In modern electrical systems as used in houses, offices and other buildings, electricity is delivered by cabling to various points around the building at which there are electric sockets into which can be plugged the appliances to be used powered by the electricity supply, and switches to control the power to those sockets. Moreover, in a modern building there will be a technically similar system for providing communication channels—for telephone, television and computer. Each of the sockets will usually be of the type having an apertured terminal-carrying socket plate mountable on a recessed socket box itself flush mounted within a cavity in a wall. The apertures lead to the socket's terminals, disposed on the back of the plate and thus out of harm's way inside the box, and are shaped and sized to match the contact pins of the plug for which the socket is designed.
Another type of socket commonly encountered, especially in electric power circuits, is the “extension socket”, a group of three or more individual sockets formed in a box-like carrier and all connected by a single lead to a plug that plugs into a single wall-mounted socket (in this way a single such wall socket can, within reason, be “converted” into a plurality of sockets). Such an extension socket device is normally the appropriate plurality of apertured terminal-carrying socket plates all mounted on a socket box; in principle, therefore, it is little different from a wall-mounted socket.

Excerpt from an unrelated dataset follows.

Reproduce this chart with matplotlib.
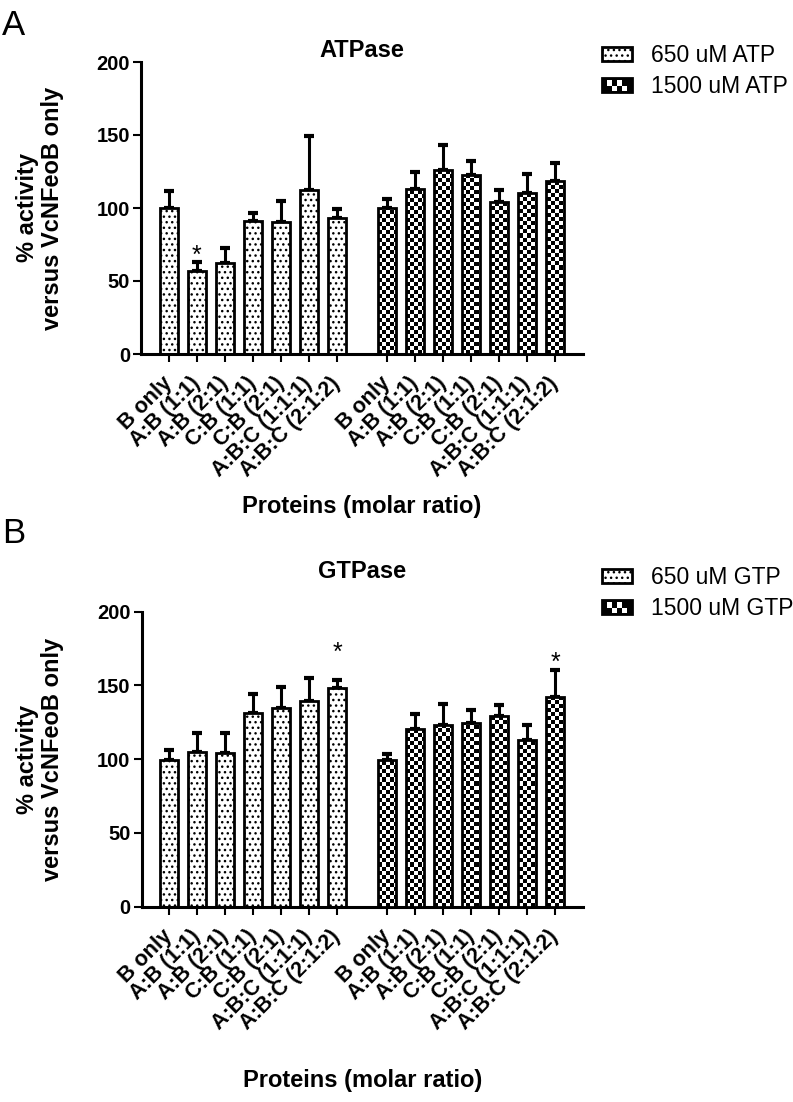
import numpy as np
import matplotlib
matplotlib.use('Agg')
import matplotlib.pyplot as plt
from matplotlib.patches import Rectangle, Patch
from matplotlib.legend_handler import HandlerBase

plt.rcParams['font.family'] = 'Liberation Sans'

labels = ['B only', 'A:B (1:1)', 'A:B (2:1)', 'C:B (1:1)', 'C:B (2:1)',
          'A:B:C (1:1:1)', 'A:B:C (2:1:2)']

atp650 = [100, 57, 62.5, 91, 90.5, 112, 93]
atp650_err = [11.5, 6, 10, 5.5, 14, 37, 6]
atp1500 = [100, 113, 126, 122.5, 104, 110.5, 118.5]
atp1500_err = [6.5, 11.5, 17, 10, 8, 13, 12.5]

gtp650 = [99.5, 105, 104, 131, 134.5, 139.5, 148.5]
gtp650_err = [6.5, 13, 13.5, 13.5, 14.5, 15.5, 5.5]
gtp1500 = [99.5, 120.5, 123.5, 124.5, 129, 113, 142.5]
gtp1500_err = [4, 10, 14, 9, 7.5, 10.5, 18]

# (group, bar index, y of star)
atp_stars = [(0, 1, 67.5)]
gtp_stars = [(0, 6, 172), (1, 6, 165.5)]

W, H = 793, 1102
fig = plt.figure(figsize=(W / 100, H / 100), dpi=100)

x1 = np.arange(7)
x2 = np.arange(7) + 7.8
xlim = (-0.99, 14.8)
ylim = (0, 200)
bw = 0.64


class CheckerHandler(HandlerBase):
    def create_artists(self, legend, orig_handle, xdescent, ydescent,
                       width, height, fontsize, trans):
        x0, y0 = -xdescent, -ydescent
        arts = [Rectangle((x0, y0), width, height, facecolor='black',
                          edgecolor='none', transform=trans)]
        nx, ny = 6, 2
        cw, ch = width / nx, height / ny
        for i in range(1, nx - 1):
            for j in range(ny):
                if (i + j) % 2 == 0:
                    arts.append(Rectangle((x0 + i * cw, y0 + j * ch * 0.8 + ch * 0.1),
                                          cw, ch * 0.8, facecolor='white',
                                          edgecolor='none', transform=trans))
        arts.append(Rectangle((x0, y0), width, height, facecolor='none',
                              edgecolor='black', lw=2, transform=trans))
        return arts


def panel(rect, v1, e1, v2, e2, stars, title, title_y, lab1, lab2, leg_top, xlab_y):
    ax = fig.add_axes(rect)
    # dotted bars
    ax.bar(x1, v1, width=bw, facecolor='white', edgecolor='black', lw=2,
           hatch='...', zorder=2)
    # checker bars: pattern image clipped to each bar, edge on top
    bars2 = ax.bar(x2, v2, width=bw, facecolor='none', edgecolor='black',
                   lw=2, zorder=4)
    wpx = rect[2] * W
    hpx = rect[3] * H
    nc, nr = int(wpx / 4), int(hpx / 4)
    checker = (np.add.outer(np.arange(nr), np.arange(nc)) % 2).astype(float)
    for b in bars2:
        im = ax.imshow(checker, extent=(xlim[0], xlim[1], ylim[0], ylim[1]),
                       cmap='gray_r', interpolation='nearest', aspect='auto',
                       zorder=3, vmin=0, vmax=1)
        im.set_clip_path(b)

    ax.errorbar(x1, v1, yerr=[np.zeros(7), e1], fmt='none', ecolor='black',
                elinewidth=2.2, capsize=3.6, capthick=3, zorder=1)
    ax.errorbar(x2, v2, yerr=[np.zeros(7), e2], fmt='none', ecolor='black',
                elinewidth=2.2, capsize=3.6, capthick=3, zorder=1)

    for g, i, y in stars:
        xs = x1 if g == 0 else x2
        ax.text(xs[i], y, '*', ha='center', va='center', fontsize=18)

    ax.set_xlim(*xlim)
    ax.set_ylim(*ylim)
    ax.set_yticks([0, 50, 100, 150, 200])
    ax.set_xticks(np.concatenate([x1, x2]))
    ax.set_xticklabels(labels + labels, rotation=45, ha='right', va='center',
                       rotation_mode='anchor', fontsize=15.5, fontweight='bold')
    for t in ax.get_yticklabels():
        t.set_fontweight('bold')
        t.set_fontsize(14.5)
    ax.tick_params(axis='x', length=6, width=1.5, pad=13)
    ax.tick_params(axis='y', length=6, width=1.5, pad=2)
    for s in ['top', 'right']:
        ax.spines[s].set_visible(False)
    for s in ['left', 'bottom']:
        ax.spines[s].set_linewidth(2.2)

    cx = rect[0] + rect[2] / 2
    fig.text(cx, 1 - title_y / H, title, ha='center', va='baseline',
             fontsize=17, fontweight='bold')
    fig.text(cx, 1 - xlab_y / H, 'Proteins (molar ratio)', ha='center',
             va='center', fontsize=17, fontweight='bold')
    cy = rect[1] + rect[3] / 2
    fig.text(40 / W, cy, '% activity\nversus VcNFeoB only', rotation=90,
             ha='center', va='center', fontsize=17, fontweight='bold',
             linespacing=1.1)

    h1 = Patch(facecolor='white', edgecolor='black', lw=2, hatch='...')
    h2 = Patch(facecolor='black', edgecolor='black')
    fig.legend([h1, h2], [lab1, lab2], loc='upper left',
               bbox_to_anchor=(602 / W, 1 - leg_top / H), frameon=False,
               fontsize=16.5, handlelength=1.3, handleheight=0.6,
               handletextpad=0.85, labelspacing=0.35, borderpad=0,
               borderaxespad=0, handler_map={h2: CheckerHandler()})
    return ax


panel([141 / W, 1 - 354 / H, 442 / W, 292 / H],
      atp650, atp650_err, atp1500, atp1500_err, atp_stars,
      'ATPase', 57, '650 uM ATP', '1500 uM ATP', 44, 507)
panel([141.7 / W, 1 - 906.7 / H, 441.3 / W, 295 / H],
      gtp650, gtp650_err, gtp1500, gtp1500_err, gtp_stars,
      'GTPase', 578, '650 uM GTP', '1500 uM GTP', 566, 1080)

fig.text(2 / W, 1 - 35 / H, 'A', fontsize=25, ha='left', va='baseline')
fig.text(2 / W, 1 - 543 / H, 'B', fontsize=25, ha='left', va='baseline')

fig.savefig('out.png', dpi=100)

There are many reasons why it might be desirable to provide a cover over a socket, or over a plug when in place in that socket. One is that empty sockets seems to exert an irresistible fascination for small children, who will try to poke their fingers, their toys, or any available long thin object—such as a knitting needle or a screwdriver—into the plug pin apertures in the socket; when applying such investigatory skills to an electric socket a persistent and inventive child may well be successful, but sadly the reward for such success is all too often death by electrocution. A second reason is that much modern equipment is designed to be plugged in and left on and connected all the time—falling into this category are refrigerators, televisions (and video recorders) and Fax machines at one extreme, and computers (and their networks) and medical life support systems at the other—and sometimes it may be a minor disaster if the device is disconnected, unplugged or turned off (by, for example, a cleaner looking for a socket into which to plug a vacuum cleaner). The problem, as always, is how to achieve a cover that is both effective, securely hiding the switch, socket or plug from an inquisitive child or a careless cleaner, and yet also relatively easy for an authorized person to remove in order to access the plug, or the socket and its switch.